El apóstol Santiago exhorta a sus discípulos a que oren para que la Palabra del Señor se propague y Dios sea glorificado ... y para librarse de los hombres perversos y malignos; que no de todos es la fe (Sant 3, 1-2). Por eso, sabiendo que la fe no podemos conseguirla por nosotros mismos, sino que es un don sobrenatural que Dios concede gratuitamente a todo el que se la pide, de corazón, y le da su Espíritu, algo que no hará con aquellos que lo rechacen ... es necesario y fundamental que pongamos algo de nuestra parte, haciendo uso de los medios que Dios ha puesto a nuestra disposición para que podamos salir victoriosos en nuestra lucha contra el pecado y alcancemos la salvación. Tales son la oración, la mortificación, la frecuencia de los sacramentos (especialmente confesión y comunión), la asistencia a la Santa Misa, al menos cuando lo manda la Santa Madre Iglesia, el ayuno, la limosna, etc ... y todo ello hacerlo porque somos conscientes del amor que Dios nos tiene y que lo ha manifestado haciéndose hombre en la Persona del Hijo (Jesucristo).

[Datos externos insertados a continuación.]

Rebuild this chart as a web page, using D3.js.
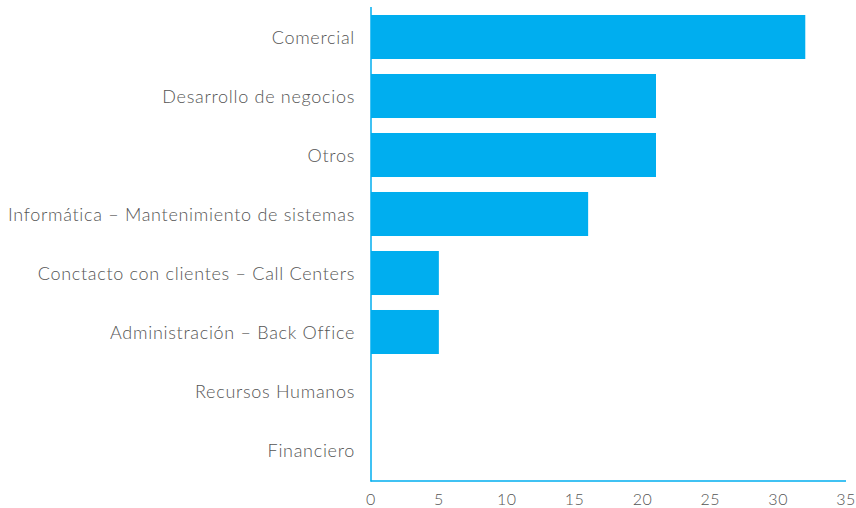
<!DOCTYPE html>
<html><head><meta charset="utf-8">
<script src="https://cdn.jsdelivr.net/npm/d3@7"></script>
<style>
body{margin:0;background:#fff;}
text{font-family:Lato,"Open Sans",sans-serif;font-weight:300;}
</style></head>
<body><svg id="c" width="856" height="508"></svg>
<script>
const categories = ["Comercial","Desarrollo de negocios","Otros","Informática – Mantenimiento de sistemas","Conctacto con clientes – Call Centers","Administración – Back Office","Recursos Humanos","Financiero"];
const values = [32,21,21,16,5,5,0,0];
const ticks = [0,5,10,15,20,25,30,35];

const svg = d3.select("#c");
const x = d3.scaleLinear().domain([0,35]).range([371,846]);
const y = d3.scaleBand().domain(categories).range([7.5,479.5]).paddingInner(0.254).paddingOuter(0.127);
const blue = "#00AEEF";

svg.selectAll("rect.bar").data(categories).join("rect")
  .attr("x", x(0)).attr("y", d=>y(d))
  .attr("width", (d,i)=>Math.max(0,x(values[i])-x(0)))
  .attr("height", y.bandwidth()).attr("fill", blue);

svg.append("line").attr("x1",371).attr("x2",371).attr("y1",7).attr("y2",481.5)
  .attr("stroke",blue).attr("stroke-width",1.5);
svg.append("line").attr("x1",370.5).attr("x2",846).attr("y1",481).attr("y2",481)
  .attr("stroke",blue).attr("stroke-width",1.5);

svg.selectAll("text.cat").data(categories).join("text")
  .attr("x",355).attr("y",d=>y(d)+y.bandwidth()/2)
  .attr("text-anchor","end").attr("dominant-baseline","central")
  .attr("font-size",18).attr("letter-spacing",0.7).attr("fill","#555").text(d=>d);

svg.selectAll("text.tick").data(ticks).join("text")
  .attr("x",d=>x(d)).attr("y",498)
  .attr("text-anchor","middle").attr("dominant-baseline","central")
  .attr("font-size",16).attr("letter-spacing",0.5).attr("fill","#555").text(d=>d);
</script></body></html>
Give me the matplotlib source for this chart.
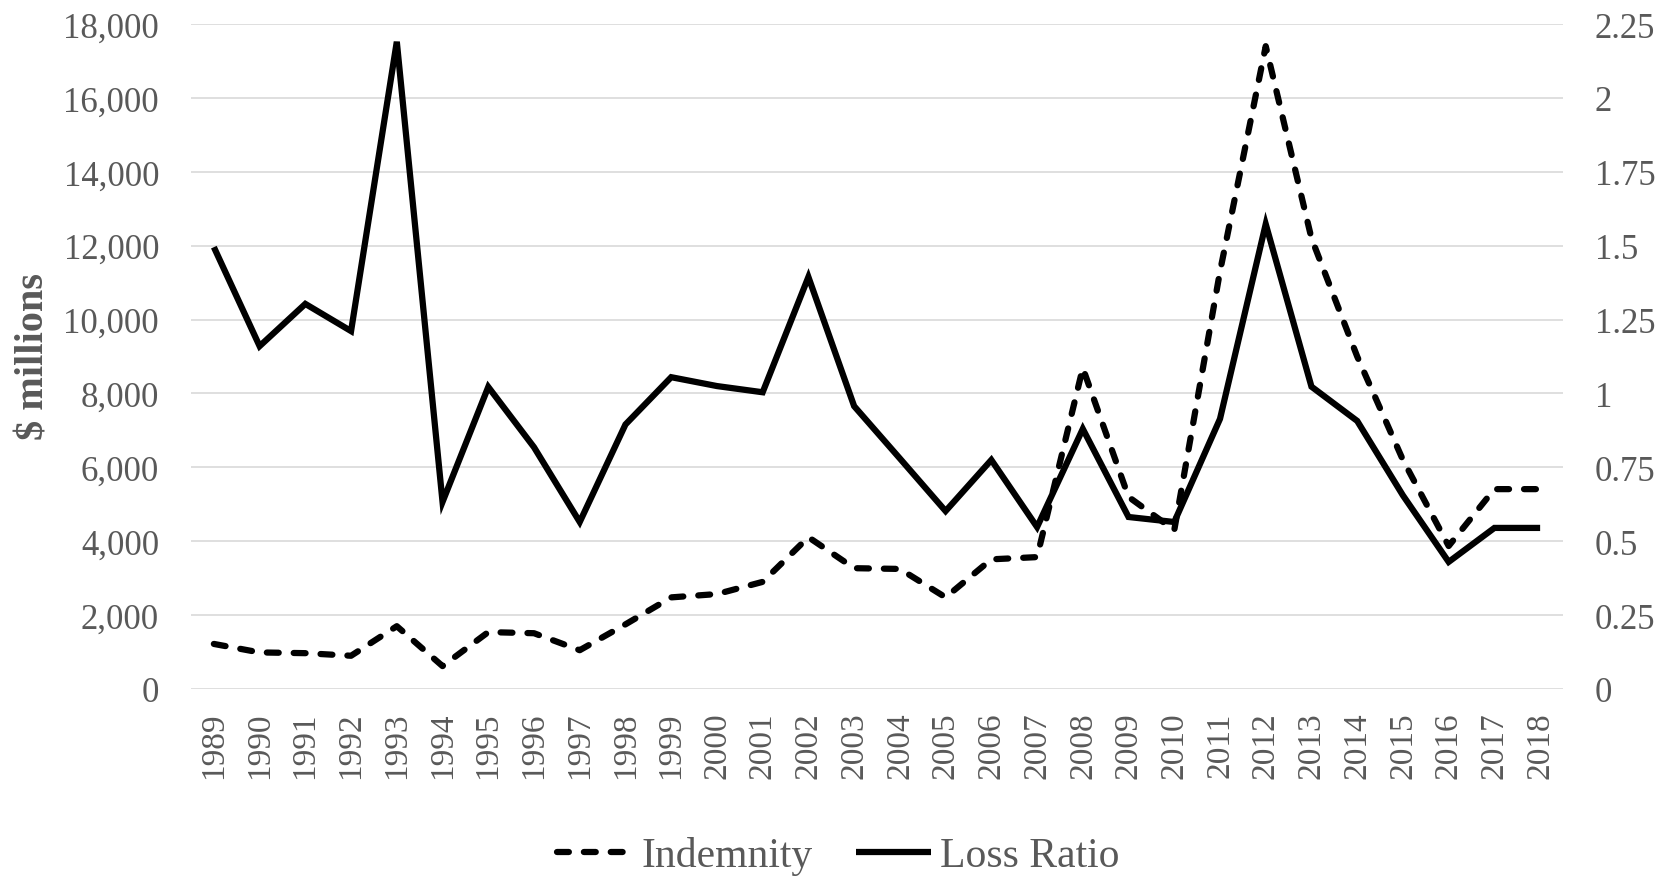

Merece la pena lanzarse a esa aventura de creer sin ver. Son muchos los testigos que nos preceden. Y son testigos porque dan testimonio de lo que han recibido de sus antepasados en la fe y esto a lo largo de dos mil años. No es necesario "ver" a Jesús para ser su testigo. Somos testigos porque nos fiamos del testimonio de nuestros hermanos mayores en el Señor, que sabemos que no nos engañan. Entre ellos, hay muchos mártires ... ¡y nadie da la vida por una ilusión, sino por una realidad!.
La familia cristiana tiene una grave responsabilidad, ante Dios, en la transmisión fiel, de padres a hijos, de todas estas enseñanzas. Aunque los padres no hayan "visto" a Jesús, sin embargo, como cristianos, deben dar testimonio de Él, tal y como hicieron los primeros cristianos.
Espero que estas reflexiones te sirvan de ayuda.